Jomsom Muktinath Trekking

This major Himalayan highway follows the gorge of the Kali Gandaki River, crossing from subtropical jungle to high-altitude desert in less than one week. Mixed in the stream of international trekkers, are Hindu ascetic walking to Muktinath and jingling mule trains heading down from Tibet loaded with bales of wool. Both are reminders of the trails status as a major trade and pilgrimage route, an important cultural corridor across the Himalaya. The end point is the ancient shrine of Muktinath (3800m), one of Nepal’s holiest pilgrimage sites. There’s no real village, but lodges around the lower portion (Ranipauwa) put up pilgrims and trekkers.

The ancient holy site is a typically confusing blend of nature, Hindu and Buddhists beliefs. The little Newari-style pagoda to Lord Vishnu is a relatively recent addition. Muktinath has been sacred for more than 2000 years; the Hindu holy book Mahabharat mentions it as Saligram, ‘Places of the Saligram’, the black fossil stones sacred to Vishnu and found in abundance in the Kali Gandaki Valley. Its holiness stems from flicking blue flames of natural methane gas burning on water, stone and earth, and now enclosed in the shrine of Jwala Mai below the Vishnu Temple.
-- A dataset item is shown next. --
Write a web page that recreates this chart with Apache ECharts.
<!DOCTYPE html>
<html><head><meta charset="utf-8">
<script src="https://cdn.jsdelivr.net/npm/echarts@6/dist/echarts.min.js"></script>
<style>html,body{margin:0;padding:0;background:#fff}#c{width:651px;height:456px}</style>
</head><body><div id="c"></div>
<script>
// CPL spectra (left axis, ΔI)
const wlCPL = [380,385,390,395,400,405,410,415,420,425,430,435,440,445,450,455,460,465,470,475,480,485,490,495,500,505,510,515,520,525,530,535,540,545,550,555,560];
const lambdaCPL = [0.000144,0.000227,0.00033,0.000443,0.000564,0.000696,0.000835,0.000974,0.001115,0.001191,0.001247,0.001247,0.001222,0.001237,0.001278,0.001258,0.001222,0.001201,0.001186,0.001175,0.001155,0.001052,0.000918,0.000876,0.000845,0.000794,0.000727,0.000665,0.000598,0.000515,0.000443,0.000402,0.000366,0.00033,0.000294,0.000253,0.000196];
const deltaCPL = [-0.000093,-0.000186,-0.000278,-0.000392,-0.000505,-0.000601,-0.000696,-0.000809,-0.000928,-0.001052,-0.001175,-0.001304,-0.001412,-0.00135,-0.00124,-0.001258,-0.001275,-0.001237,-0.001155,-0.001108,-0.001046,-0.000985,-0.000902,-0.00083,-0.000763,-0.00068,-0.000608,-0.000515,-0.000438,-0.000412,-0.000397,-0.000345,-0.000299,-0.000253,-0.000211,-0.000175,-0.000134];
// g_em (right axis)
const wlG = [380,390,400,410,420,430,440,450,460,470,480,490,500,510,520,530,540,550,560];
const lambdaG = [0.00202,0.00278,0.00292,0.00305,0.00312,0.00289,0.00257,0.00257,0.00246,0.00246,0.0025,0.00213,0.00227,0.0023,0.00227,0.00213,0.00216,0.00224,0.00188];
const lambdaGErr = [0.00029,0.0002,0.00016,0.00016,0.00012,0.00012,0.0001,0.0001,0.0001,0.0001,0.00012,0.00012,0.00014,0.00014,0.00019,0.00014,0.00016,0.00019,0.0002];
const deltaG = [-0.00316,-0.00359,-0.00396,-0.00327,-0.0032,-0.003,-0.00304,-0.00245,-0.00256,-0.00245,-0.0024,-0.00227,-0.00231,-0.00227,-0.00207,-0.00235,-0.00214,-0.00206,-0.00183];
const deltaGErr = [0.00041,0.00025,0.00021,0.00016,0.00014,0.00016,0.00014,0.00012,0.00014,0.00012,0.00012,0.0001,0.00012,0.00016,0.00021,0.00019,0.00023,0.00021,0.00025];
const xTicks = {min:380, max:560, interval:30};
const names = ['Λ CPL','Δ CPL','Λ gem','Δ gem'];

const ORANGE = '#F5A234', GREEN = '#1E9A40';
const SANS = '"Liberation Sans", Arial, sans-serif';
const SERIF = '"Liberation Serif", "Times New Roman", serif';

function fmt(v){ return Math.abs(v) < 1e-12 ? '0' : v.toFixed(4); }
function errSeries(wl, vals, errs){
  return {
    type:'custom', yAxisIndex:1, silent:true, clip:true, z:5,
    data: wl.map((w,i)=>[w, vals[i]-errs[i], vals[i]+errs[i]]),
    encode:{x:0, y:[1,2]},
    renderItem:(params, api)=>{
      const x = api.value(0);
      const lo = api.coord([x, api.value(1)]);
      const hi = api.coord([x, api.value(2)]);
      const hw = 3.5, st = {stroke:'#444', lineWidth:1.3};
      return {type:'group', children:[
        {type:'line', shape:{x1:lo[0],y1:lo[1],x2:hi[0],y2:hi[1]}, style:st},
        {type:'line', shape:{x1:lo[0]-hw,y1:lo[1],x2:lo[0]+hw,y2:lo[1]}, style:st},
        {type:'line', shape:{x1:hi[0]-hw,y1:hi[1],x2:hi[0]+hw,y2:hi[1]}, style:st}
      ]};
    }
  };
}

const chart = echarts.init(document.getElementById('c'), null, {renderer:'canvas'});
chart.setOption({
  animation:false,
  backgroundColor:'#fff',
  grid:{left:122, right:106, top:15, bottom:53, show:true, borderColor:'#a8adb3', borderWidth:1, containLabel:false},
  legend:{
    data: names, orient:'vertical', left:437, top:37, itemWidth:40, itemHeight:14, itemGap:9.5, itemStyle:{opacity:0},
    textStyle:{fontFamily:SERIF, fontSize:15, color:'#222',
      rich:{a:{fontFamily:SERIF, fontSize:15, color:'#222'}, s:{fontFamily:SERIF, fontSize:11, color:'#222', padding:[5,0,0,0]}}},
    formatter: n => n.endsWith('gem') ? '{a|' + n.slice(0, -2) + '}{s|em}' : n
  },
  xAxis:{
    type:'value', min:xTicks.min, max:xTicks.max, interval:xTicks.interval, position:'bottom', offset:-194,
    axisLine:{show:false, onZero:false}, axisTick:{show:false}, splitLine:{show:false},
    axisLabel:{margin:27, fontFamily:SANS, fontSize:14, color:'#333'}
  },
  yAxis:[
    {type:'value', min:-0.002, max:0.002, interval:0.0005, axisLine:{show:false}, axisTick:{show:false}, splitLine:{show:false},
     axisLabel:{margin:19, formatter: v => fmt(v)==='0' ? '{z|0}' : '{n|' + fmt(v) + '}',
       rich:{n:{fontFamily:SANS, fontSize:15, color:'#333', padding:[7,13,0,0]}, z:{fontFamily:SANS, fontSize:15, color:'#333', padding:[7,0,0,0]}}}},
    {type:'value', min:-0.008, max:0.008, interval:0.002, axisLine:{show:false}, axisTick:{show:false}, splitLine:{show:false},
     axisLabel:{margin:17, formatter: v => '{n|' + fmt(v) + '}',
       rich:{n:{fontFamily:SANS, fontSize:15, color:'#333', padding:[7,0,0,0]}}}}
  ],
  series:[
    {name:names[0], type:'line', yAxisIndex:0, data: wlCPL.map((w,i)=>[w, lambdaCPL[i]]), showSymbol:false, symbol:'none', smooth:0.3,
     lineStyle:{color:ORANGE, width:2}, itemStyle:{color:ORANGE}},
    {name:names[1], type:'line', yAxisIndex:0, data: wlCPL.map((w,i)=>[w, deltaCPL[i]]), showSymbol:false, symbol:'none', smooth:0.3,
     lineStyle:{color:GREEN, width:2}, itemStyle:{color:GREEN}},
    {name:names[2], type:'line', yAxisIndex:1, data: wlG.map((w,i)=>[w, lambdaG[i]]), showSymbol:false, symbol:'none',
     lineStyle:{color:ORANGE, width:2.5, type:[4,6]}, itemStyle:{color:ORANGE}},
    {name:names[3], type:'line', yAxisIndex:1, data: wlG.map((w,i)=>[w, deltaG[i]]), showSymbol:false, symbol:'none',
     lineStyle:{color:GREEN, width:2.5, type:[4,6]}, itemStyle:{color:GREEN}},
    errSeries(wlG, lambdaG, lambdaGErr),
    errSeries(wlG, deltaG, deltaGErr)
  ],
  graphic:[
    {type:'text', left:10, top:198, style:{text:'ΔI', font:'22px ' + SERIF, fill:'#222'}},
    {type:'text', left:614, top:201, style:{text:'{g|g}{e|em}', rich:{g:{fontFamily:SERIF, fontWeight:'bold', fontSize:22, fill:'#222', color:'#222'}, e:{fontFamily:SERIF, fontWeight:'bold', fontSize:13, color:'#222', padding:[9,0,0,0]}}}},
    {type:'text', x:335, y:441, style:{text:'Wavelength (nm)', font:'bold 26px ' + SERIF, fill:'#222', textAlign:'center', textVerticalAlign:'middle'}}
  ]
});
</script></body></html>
Near the pagoda, there are 108 spouts, shaped like bulls’ heads, where devout pilgrims bathe in the freezing water to purify their sins and earn spiritual liberation. The place has ancient association for Buddhists as well. Guru Rinpoche is said to have passed through here en route to Tibet, leaving his footprints in a rock.
There are many old Buddhist temples around here. The entire trek to Muktinath remains below 3000m. One should figure at least two weeks to walk in and out, allow a few extra days for exploration, the upper region in particular, is lined with fascinating villages. Flying into Jomsom and walking back down is possible, but one should remember to acclimatize before climbing to Muktinath. One can fly from Jomsom to Pokhara.